You can tell Clocks is a drummer's record. Built from the ground up, Erland Dahlen's forty-minute album presents a percussive panorama that supplements the customary kit (antique drums from the 1930s, it turns out) with gongs, xylophone, drum machine, bells, and frame, steel, and slit drums. But, perhaps recognizing the limited reach a percussion-only album might have, Dahlen works a melodic dimension into the album by adding musical saw, guitar, keyboards, mellotron, bowed instruments, electronics, and vocals to the mix; indicative of the adventurous sensibility in play, sounds of knives and forks and marbles rolling on a plate also find their way into the album. The result is an ultra-dense soundfield where separations between rhythmic and melodic elements largely collapse.

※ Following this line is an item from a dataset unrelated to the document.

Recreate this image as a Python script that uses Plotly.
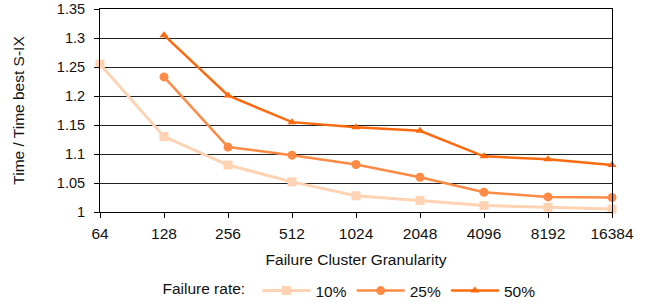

It swings, too, something the opening title cut makes clear in no short order. In this powerful scene-setter, earthy rhythms more indebted to Africa than traditional jazz or post-rock establish a firm foundation over which a thick cloud of fuzz-toned guitars, steel drums, and bells accumulates until the high-pitched warble of the saw emerges midway through. Slowing things to a ponderous level, “Bear” plods without losing any of the album's heft and muscularity in the process; if anything, the curdling tempo allows the bells, guitar, and musical saw details to be slightly more audible in the mix. The subsequent “Lizard,” presented in a remix version by Hallvard W. Hagen, dials things down further, and consequently Dahlen's bells and synthesizers stand out even more vividly.

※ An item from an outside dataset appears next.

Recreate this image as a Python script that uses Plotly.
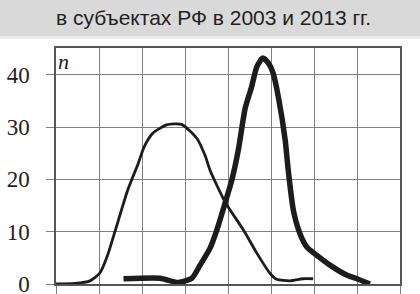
import plotly.graph_objects as go

# Data (x in grid units, y = n)
x_2003 = [0.0, 0.44, 0.79, 1.02, 1.20, 1.37, 1.67, 1.91, 2.05, 2.25, 2.57, 2.92, 3.27, 3.47, 3.58, 3.93, 4.36, 4.67, 4.98, 5.13, 5.44, 5.74, 5.98]
n_2003 = [0.0, 0.1, 0.6, 2.1, 5.5, 10.0, 18.0, 23.0, 26.2, 28.8, 30.4, 30.5, 27.9, 24.5, 21.8, 15.7, 10.3, 5.9, 2.0, 0.9, 0.6, 1.0, 1.0]

x_2013 = [1.57, 2.42, 2.84, 3.16, 3.35, 3.58, 3.74, 3.93, 4.09, 4.24, 4.40, 4.55, 4.67, 4.81, 4.94, 5.05, 5.17, 5.33, 5.40, 5.52, 5.67, 5.83, 6.06, 6.37, 6.76, 7.03, 7.30]
n_2013 = [1.0, 1.1, 0.3, 1.1, 3.6, 6.8, 10.3, 15.4, 19.9, 25.6, 33.6, 37.7, 41.5, 43.2, 42.2, 40.3, 35.8, 27.5, 21.8, 14.1, 9.7, 7.1, 5.5, 3.6, 1.7, 0.9, 0.0]

y_ticks = [0, 10, 20, 30, 40]
title_text = "в субъектах РФ в 2003 и 2013 гг."

W, H = 420, 294
L, R, T, B = 56, 20, 48, 10
ph = H - T - B
pw = W - L - R

def py(pix):
    return 1 + (T - pix) / ph

fig = go.Figure()
fig.add_trace(go.Scatter(x=x_2003, y=n_2003, mode="lines",
                         line=dict(color="#1c1c1c", width=2.8, shape="spline", smoothing=0.6),
                         showlegend=False, hoverinfo="skip"))
fig.add_trace(go.Scatter(x=x_2013, y=n_2013, mode="lines",
                         line=dict(color="#1c1c1c", width=5.5, shape="spline", smoothing=0.6),
                         showlegend=False, hoverinfo="skip"))

fig.update_layout(
    width=W, height=H,
    margin=dict(l=L, r=R, t=T, b=B, autoexpand=False),
    paper_bgcolor="white", plot_bgcolor="white",
    xaxis=dict(range=[0, 8], dtick=1, tick0=0, showgrid=True, gridcolor="#808080", gridwidth=1,
               showticklabels=False, ticks="outside", ticklen=10, tickcolor="#808080",
               showline=True, linecolor="#555555", linewidth=1.5, mirror=True, zeroline=False),
    yaxis=dict(range=[0, 45.1], tickvals=y_ticks, ticktext=[str(v) for v in y_ticks],
               showgrid=True, gridcolor="#808080", gridwidth=1,
               ticks="outside", ticklen=8, tickcolor="#808080", ticklabelstandoff=12,
               ticklabeloverflow="allow",
               tickfont=dict(family="Liberation Serif", size=23, color="#222222"),
               showline=True, linecolor="#555555", linewidth=1.5, mirror=True, zeroline=False),
    shapes=[
        dict(type="rect", xref="paper", yref="paper", x0=-L / pw, x1=1 + R / pw,
             y0=py(36), y1=py(0), fillcolor="#d9d9d9", line=dict(width=0), layer="below"),
        dict(type="rect", xref="paper", yref="paper", x0=-L / pw, x1=1 + R / pw,
             y0=py(39), y1=py(36), fillcolor="#ececec", line=dict(width=0), layer="below"),
    ],
    annotations=[
        dict(text=title_text, xref="paper", yref="paper", x=(213 - L) / pw, y=py(18),
             xanchor="center", yanchor="middle", showarrow=False,
             font=dict(family="Liberation Sans", size=21, color="#222222")),
        dict(text="<i>n</i>", xref="paper", yref="paper", x=0.0, y=py(47),
             xanchor="left", yanchor="top", showarrow=False,
             font=dict(family="Liberation Serif", size=22, color="#222222")),
    ],
)

fig.write_html("out.html", config={"displayModeBar": False},
               post_script="document.body.style.margin='0';")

Four of the six tracks push past the seven-minute mark, granting them ample space and time to build them into opaque epics, and adding to the material's spirited tone is an occasional vocal, such as the one wailing alongside the feverishly rambunctious base Dahlen fashions for “Ship.” Reference is made in the accompanying press text to the respective scores Antonio Sanchez and Stewart Copeland produced for Birdman and Rumblefish, and while connections can be drawn between those recordings and Clocks, a better point of reference for Dahlen might be Jon Mueller, a percussionist similarly bold in sound and vision. No matter: Clocks makes a strong enough case on its own terms, especially when its energized wall-of-sound pulls one so readily into its vortex.